None of that is even what I am posting about. But I wanted to get all of it out of the way up front because lately, if you are a Hillary Clinton supporter and you express revulsion at Donald Trump’s enthusiastic approach to misogyny, a whole crowd of people on the right instantly tag you as a big fat hypocrite for giving Bill a pass on all his womanizing stuff, even if you have never, ever done any such thing.
What I am posting about is how the political dilemma faced by Lewinsky-era Democrats — not the moral or ethical dilemma, the political dilemma — essentially differed from the political dilemma faced by Republicans now. This is, admittedly, old and very political-junkie terrain. But amid the current swirl of “Democrats didn’t give a hoot about this stuff when it was their guy doing it,” it strikes me as worth covering it once again.
A few points:
First of all, at the time that the Monica Lewinsky scandal became public, Bill Clinton was a sitting president. For any American political leader of either party to call upon the president to resign is a very different, infinitely more problematic, action than that of withdrawing support from someone who has yet to become president. (And just to forestall all those “It wasn’t just Monica! How about Juanita and Paula! And Gennifer Flowers spoke up in 1992!” retorts, let me say: With regard to Flowers, in my view, a presidential candidate’s having previously had a consensual extramarital affair — or even many consensual extramarital affairs — does not remotely equate with a current president having an extramarital affair that cannot, by its very nature, be considered consensual. Although the alleged rape at its center took place in the 1970’s, the case of Juanita Broaddrick, like that of Monica Lewinsky, did not take take on national significance until the Paula Jones sexual-harassment lawsuit went forward, well into Clinton’s presidency. So it is that late 1990’s time frame that matters.)
Second, Clinton was a sitting, second-term president. Although the Lewinsky affair occurred before he was re-elected, it did not come to public attention until two years after. Had the scandal broken in his first term, it would have been a much larger bombshell for Clinton. At a minimum, some Democratic factions would have seriously considered mounting a primary challenge, if only for fear of the incumbent’s vulnerability to attacks on the issue. But Clinton had already won, and he could not run again. Thus, if you were a Democrat, no matter how disgusted you might have been, you had only two practical options. You could either call upon your party’s leader to join Richard Nixon on the resigned-Presidents page of history — thus aligning yourself with a Republican opposition that was busily becoming its own special brand of repugnant. Or you could hold your breath and hope that this whole ugly business would resolve itself with minimal damage to Al Gore and the rest of the 2000 ticket, none of whom had done anything to deserve punishment for the actions in question.

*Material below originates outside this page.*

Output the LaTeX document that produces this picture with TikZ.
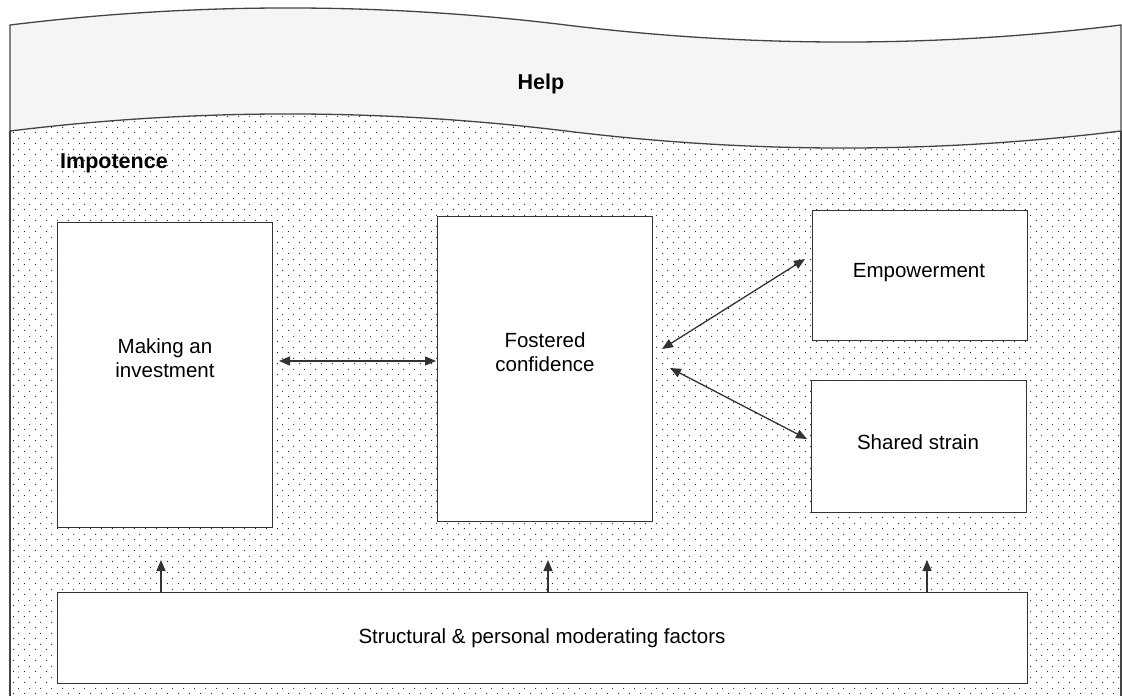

Third, Bill Clinton was brilliant. That was the tragedy of him. He was that rare beast who could fully understand politics and policy, and how truly to interweave the two. Yet he lacked the basic wherewithal not only to curtail his tomcatting for the time he got to live in the White House, but also to keep it away from work. For those who valued the politics-and-policy side of him, it was like watching a unicorn pee itself. “He’s so gifted in so many ways,” his wanted-to-be-admirers would say. “If only he didn’t have that.”
This is not the tragedy of Trump. Long before this crisis hit, he had already dynamited away mile-wide squares of what should have been his bedrock constituency. Evangelical Christians were already divided over his candidacy. Many major GOP donors had already shut their wallets. The gray hairs of national-security eminences who had served Reagan and/or Bush(es) were curling with dread at the thought of The Donald as commander-in-chief. The Republican governor of Ohio did not attend the Republican National Convention…in Ohio. Yes, Trump does have a critical mass of diehard supporters. Yet it is hard to imagine even them saying, “If only Donald could quit walking in on half-naked pageant contestants and then bragging about it, our party and the nation could benefit from his amazing ability to sell our tough stand on immigration (or whatever) while maintaining, and even growing, our base.”
Finally, by the time his fellow Democrats had fallen in line to save him, Clinton had well begun to save himself. Granted, this was partly by getting Americans to conflate their disgust at him with their disgust at his Republican antagonists. But Clinton also at least went through the motions of a public apology and something of a “doghouse” period at home. If all that p.r. did come across largely as b.s., it was at least sanity-based. It did not involve, for example, attacking the Lewinsky family, or arguing that by hitting on Monica he had been doing her a big favor, considering how pudgy she was; or any of the other responses that one can imagine playing out with Trump in the center of that scenario. Most relevant, in years seven and eight of a popular presidency, Clinton was able to draw upon what had become a very deep well of personal and political good will among a very broad range of Americans.
Not so Trump. Not remotely so Trump.
Strictly on the sexual-offensiveness front, I’ll leave it to others to delineate the grossness of Bill Clinton relative to that of Donald Trump (anybody out there want that job?) But as political headaches for their respective parties, these two horndogs could not be more different.